Tüketici güveninde sert düşüş

Dün gelen iki önemli veri Merkezi Yönetim Bütçe verileri ve BloombergHT Tüketici Güven Endeksi oldu. Bütçe açığının beklenen ölçüde artma eğiliminde olduğunu görüyoruz. İlk altı aylık bütçe açığı 750 milyar TL olsa bile, yılın sonundaki açık bu rakamın iki katı değil çok daha üzerinde gerçekleşecektir. Bunun bir nedeni enflasyon artışı, diğer nedeni ise bütçe ödeneklerinin yılın son iki ayında çok daha güçlü bir şekilde serbest bırakılması olacak. Yılsonu bütçe açık hedefi 2,5 trilyon civarında olmakla birlikte bunu biraz daha altında bir açıkla kapatma olasılığımız yüksek görünüyor. Yine de bu rakam mutlak olarak da oransal olarak da oldukça yüksek bir bütçe açığına işaret ediyor.
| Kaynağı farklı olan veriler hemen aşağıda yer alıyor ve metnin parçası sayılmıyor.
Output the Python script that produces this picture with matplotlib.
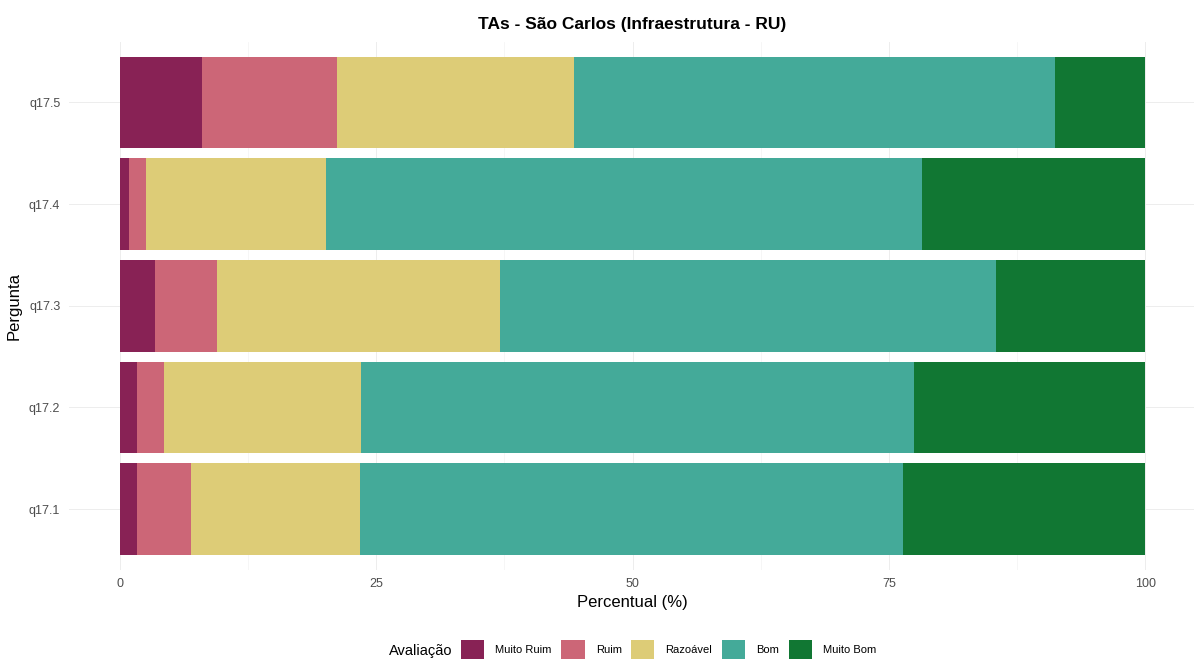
import numpy as np
import matplotlib
matplotlib.use("Agg")
import matplotlib.pyplot as plt
from matplotlib.patches import Patch

plt.rcParams['font.family'] = ['Liberation Sans', 'DejaVu Sans']

# data (percent per answer)
perguntas = ['q17.1', 'q17.2', 'q17.3', 'q17.4', 'q17.5']
niveis = ['Muito Ruim', 'Ruim', 'Razoável', 'Bom', 'Muito Bom']
muito_ruim = [1.7, 1.7, 3.4, 0.9, 8.0]
ruim = [5.2, 2.6, 6.1, 1.6, 13.2]
razoavel = [16.5, 19.2, 27.6, 17.6, 23.1]
bom = [53.0, 53.9, 48.3, 58.1, 46.9]
muito_bom = [23.6, 22.6, 14.6, 21.8, 8.8]
cores = ['#882255', '#CC6677', '#DDCC77', '#44AA99', '#117733']

series = [muito_ruim, ruim, razoavel, bom, muito_bom]

fig = plt.figure(figsize=(11.94, 6.59), dpi=100)
ax = fig.add_axes([0.0575, 0.135, 0.9446, 0.802])

y = np.arange(len(perguntas))
left = np.zeros(len(perguntas))
for vals, cor in zip(series, cores):
    ax.barh(y, vals, left=left, height=0.9, color=cor, zorder=2)
    left += np.array(vals)

ax.set_xlim(-5, 105)
ax.set_ylim(-0.6, len(perguntas) - 0.4)
ax.set_yticks(y)
ax.set_yticklabels(perguntas)
ax.set_xticks([0, 25, 50, 75, 100])
ax.set_xticks([12.5, 37.5, 62.5, 87.5], minor=True)

# theme_minimal look
for s in ax.spines.values():
    s.set_visible(False)
ax.grid(True, which='major', color='#EDEDED', lw=0.7, zorder=0)
ax.grid(True, which='minor', axis='x', color='#F3F3F3', lw=0.5, zorder=0)
ax.tick_params(which='both', length=0, labelsize=9, labelcolor='#4D4D4D', pad=6)

ax.set_xlabel('Percentual (%)', fontsize=12, labelpad=3)
ax.set_ylabel('Pergunta', fontsize=12, labelpad=5)
ax.set_title('TAs - São Carlos (Infraestrutura - RU)', fontsize=12.5, fontweight='bold', pad=9)

# legend at the bottom, title at the left
handles = [Patch(facecolor=c, edgecolor='none') for c in cores]
fig.legend(handles, niveis, loc='center left', bbox_to_anchor=(461 / 1194, 1 - 650 / 659),
           ncol=5, frameon=False, fontsize=8, handlelength=2.1, handleheight=2.3,
           handletextpad=1.0, columnspacing=0.85, borderpad=0, borderaxespad=0)
fig.text(389 / 1194, 1 - 651 / 659, 'Avaliação', fontsize=10.5, va='center', ha='left')

fig.savefig('out.png', dpi=100)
BloombergHT Tüketici Güven Ön Endeksi ise Temmuz ayının ilk yarısında tüketici güveninde sert bir düşüşe işaret etti. Tüketici güveni Haziran ayı sonuna göre yüzde 13,64 oranında bir düşüşle 60,56 değerine geriledi. Gelecek 12 aya ilişkin beklentiler ve içinde bulunduğumuz döneme yönelik tüketim eğilimi verilerinde de sert bir düşüş izledik. Bu gerilemenin ekonomik aktivitedeki yavaşlamanın daha netleşmesi, ücret ayarlamalarına yönelik gelişmelerin hayal kırıklığı yaratması ve vergi taslağına yönelik endişelerden kaynaklandığını düşünüyoruz. Sonuç olarak, olumsuz bir tablo ortaya çıkıyor. Bununla birlikte,  iç talebin azalması, enflasyonla mücadelenin en önemli ayaklarından birisini oluşturuyor. Tüketici güven endeksi talepteki azalmaya yönelik en önemli verilerden birisi olarak karşımıza çıkmış durumda. Bu eğilimin devam edip etmeyeceği, talepteki yavaşlamanın boyutunu belirlemede önemli olacak. Şunu da vurgulamak gerekiyor, talepteki yavaşlama toplumun tüm kesimlerinden gelirse enflasyonla mücadelede başarı şansını artar. Tüketici güvenindeki gerileme ağırlıklı olarak sabit gelirli ve dar gelirlilerin kayıp algısından kaynaklanıyorsa enflasyonla mücadelede tam başarı şansından söz etmek mümkün olmayacaktır.